> [WHAT THE TASK REQUIRES]:
Pull out every line below that holds the word "page".

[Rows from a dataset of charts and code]
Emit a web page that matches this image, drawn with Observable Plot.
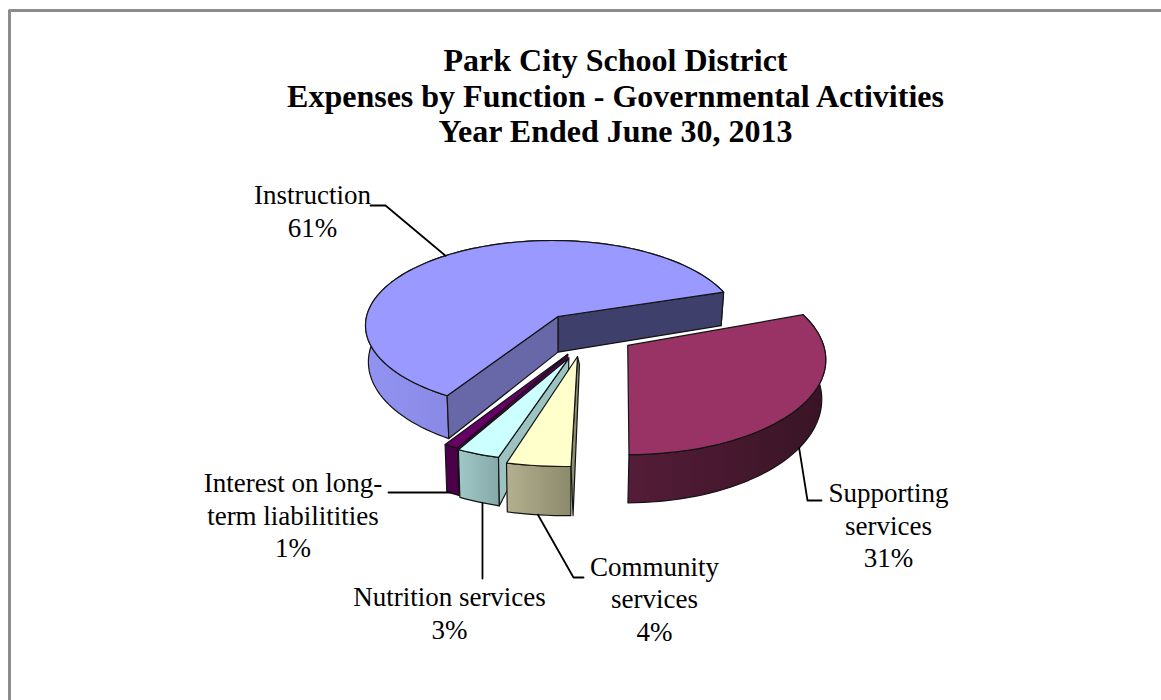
<!DOCTYPE html>
<html>
<head>
<meta charset="utf-8">
<script src="https://cdn.jsdelivr.net/npm/d3@7"></script>
<script src="https://cdn.jsdelivr.net/npm/@observablehq/plot@0.6"></script>
<style>
  html, body { margin: 0; padding: 0; background: #fff; }
  svg { display: block; }
</style>
</head>
<body>
<div id="chart"></div>
<script>
// Expense shares by function, clockwise from the lower-left cut of the largest slice.
const categories = ["Instruction", "Supporting services", "Community services", "Nutrition services", "Interest on long-term liabilitities"];
const shares = [61, 31, 4, 3, 1];
const labelLines = ["Instruction\n61%", "Supporting\nservices\n31%", "Community\nservices\n4%", "Nutrition services\n3%", "Interest on long-\nterm liabilitities\n1%"];
const titleLines = ["Park City School District", "Expenses by Function - Governmental Activities", "Year Ended June 30, 2013"];

// Face colours per slice.
const topFill = ["#9999ff", "#993366", "#ffffcc", "#ccffff", "#660066"];
const rimFill = ["url(#rim0)", "url(#rim1)", "url(#rim2)", "url(#rim3)", "#4c004c"];
const cutFill = ["#6868a8", "#4a1830", "#8f8d70", "#9cc2c2", "#4c004c"];

// Exploded layout: offset of each slice in pie units, its radii and a small turn in degrees.
const pull = [[0, 0], [0.367, 0.336], [0.10, 0.455], [0.055, 0.471], [0.05, 0.43]];
const radiusX = [1, 1.08, 1.18, 1.06, 1.06];
const radiusY = [1, 1.08, 1.05, 0.99, 1.02];
const turn = [0, -1.5, -1.5, 0, 0];
const startAngle = 212.4;

// Perspective: a projective map of the pie disk that moves its centre up the ellipse.
const lens = [0.032, -0.106];
const gamma = 1 / Math.sqrt(1 - lens[0] ** 2 - lens[1] ** 2);
function project([a, b]) {
  const dot = lens[0] * a + lens[1] * b;
  const k = gamma / (1 + gamma) * dot + 1;
  return [(a / gamma + k * lens[0]) / (1 + dot), (b / gamma + k * lens[1]) / (1 + dot)];
}
// Ellipse that frames the pie on the page, used as the x and y scales.
const xRange = [365, 738], yRange = [240, 410];
const unitX = (px) => ((px - xRange[0]) / (xRange[1] - xRange[0])) * 2 - 1;
const unitY = (px) => ((px - yRange[0]) / (yRange[1] - yRange[0])) * 2 - 1;
const pixelY = (q) => yRange[0] + ((q + 1) / 2) * (yRange[1] - yRange[0]);

// Drop a top-face point to the bottom of the pie; nearer points drop further.
function drop([p, q], scale = 1) {
  const depth = (33.5 + (pixelY(q) - 292) * 0.09) * scale;
  return [p + (lens[0] - p) * 0.015, q + depth / 85];
}

let running = startAngle;
const slices = shares.map((share, i) => {
  const from = running;
  running += (share / 100) * 360;
  return {i, from, to: running};
});

function pointOn(i, deg) {
  const t = ((deg + turn[i]) * Math.PI) / 180;
  return project([pull[i][0] + radiusX[i] * Math.sin(t), pull[i][1] - radiusY[i] * Math.cos(t)]);
}
function arc(i, from, to) {
  const n = Math.max(2, Math.ceil(Math.abs(to - from) / 2));
  return d3.range(n + 1).map((k) => pointOn(i, from + ((to - from) * k) / n));
}
const apex = (i) => project(pull[i]);

function face(points, fill) {
  return Plot.line([...points, points[0]], {
    x: (d) => d[0], y: (d) => d[1], fill, stroke: "#141414", strokeWidth: 1.2, strokeLinejoin: "round"
  });
}

function sliceMarks({i, from, to}, cuts) {
  const top = arc(i, from, to);
  const rim = [...top, ...top.map((d) => drop(d)).reverse()];
  return [
    face(rim, rimFill[i]),
    ...cuts,
    face([apex(i), ...top], topFill[i])
  ];
}
// Side wall along one radius; apexDrop shortens it near the centre of the pie.
function wall(i, deg, fill, apexDrop = 1, shift = 0) {
  const a = apex(i), c = pointOn(i, deg);
  const bottomC = drop(c), bottomA = drop(a, apexDrop);
  return face([a, c, [bottomC[0] + shift, bottomC[1]], [bottomA[0] + shift, bottomA[1]]], fill);
}

const [instruction, supporting, community, nutrition, interest] = slices;

// Leader lines run from a point on each slice's rim to its label.
const nutritionFoot = drop(pointOn(3, 202.5));
const leaderMarks = [
  [pointOn(0, 320), [385, 205], [370, 205]],
  [drop(pointOn(1, 128)), [807, 500], [821, 500]],
  [drop(pointOn(2, 191)), [573, 577], [583, 577]],
  [nutritionFoot, [nutritionFoot[0], unitY(578)]],
  [[450, 492], [388, 492]]
].map((path) =>
  Plot.line(path.map((d) => (d[0] > 2 ? [unitX(d[0]), unitY(d[1])] : d)), {
    x: (d) => d[0], y: (d) => d[1], stroke: "#000", strokeWidth: 1.8
  })
);

const labelAt = [[312, 209.5], [888, 524], [654, 597.5], [449, 611.5], [292.5, 514]];
const titleY = [60, 96, 131];

const gradient = (id, from, to) =>
  `<linearGradient id="${id}" x1="0" x2="1" y1="0" y2="0"><stop offset="0" stop-color="${from}"/><stop offset="1" stop-color="${to}"/></linearGradient>`;

const chart = Plot.plot({
  width: 1161,
  height: 700,
  margin: 0,
  style: {background: "#fff", overflow: "hidden"},
  x: {domain: [-1, 1], range: xRange, axis: null},
  y: {domain: [-1, 1], range: yRange, axis: null},
  marks: [
    () => {
      const defs = document.createElementNS("http://www.w3.org/2000/svg", "defs");
      defs.innerHTML =
        gradient("rim0", "#9292f2", "#6e6eb8") +
        gradient("rim1", "#541c38", "#391425") +
        gradient("rim2", "#b2b08e", "#8c8a6c") +
        gradient("rim3", "#a0c8c8", "#86a8a8");
      return defs;
    },
    // Chart border: top and left edges only, running off the page.
    Plot.line([[9, 720], [9, 10], [1180, 10]], {
      x: (d) => unitX(d[0]), y: (d) => unitY(d[1]), stroke: "#8c8c8c", strokeWidth: 3
    }),
    ...sliceMarks(instruction, [wall(0, instruction.to, "#3f3f6c"), wall(0, instruction.from, cutFill[0])]),
    ...sliceMarks(supporting, []),
    ...sliceMarks(interest, [wall(4, interest.from, cutFill[4], 0.4)]),
    ...sliceMarks(nutrition, [wall(3, nutrition.from, cutFill[3], 0.3)]),
    ...sliceMarks(community, [wall(2, community.from, cutFill[2], 0.2, 0.012)]),
    ...leaderMarks,
    Plot.text(titleLines, {
      x: unitX(615), y: (d, i) => unitY(titleY[i]), text: (d) => d,
      fontFamily: "Liberation Serif", fontSize: 32, fontWeight: "bold", fill: "#000"
    }),
    Plot.text(labelLines, {
      x: (d, i) => unitX(labelAt[i][0]), y: (d, i) => unitY(labelAt[i][1]), text: (d) => d,
      fontFamily: "Liberation Serif", fontSize: 27, lineHeight: 1.2, fill: "#000"
    })
  ]
});
document.getElementById("chart").append(chart);
</script>
</body>
</html>
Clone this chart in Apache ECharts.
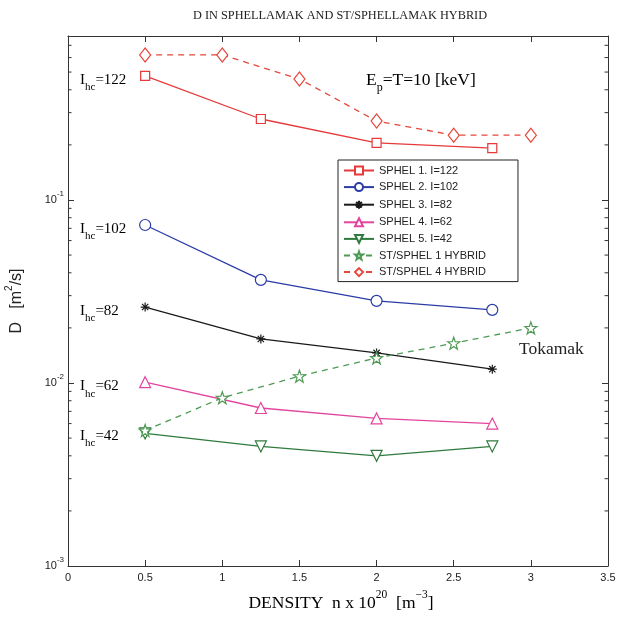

> [EXERCISE RESPONSE]:
Emit a web page that matches this image, drawn with Observable Plot.
// Ellipse that frames the pie on the page, used as the x and y scales.
    // Chart border: top and left edges only, running off the page.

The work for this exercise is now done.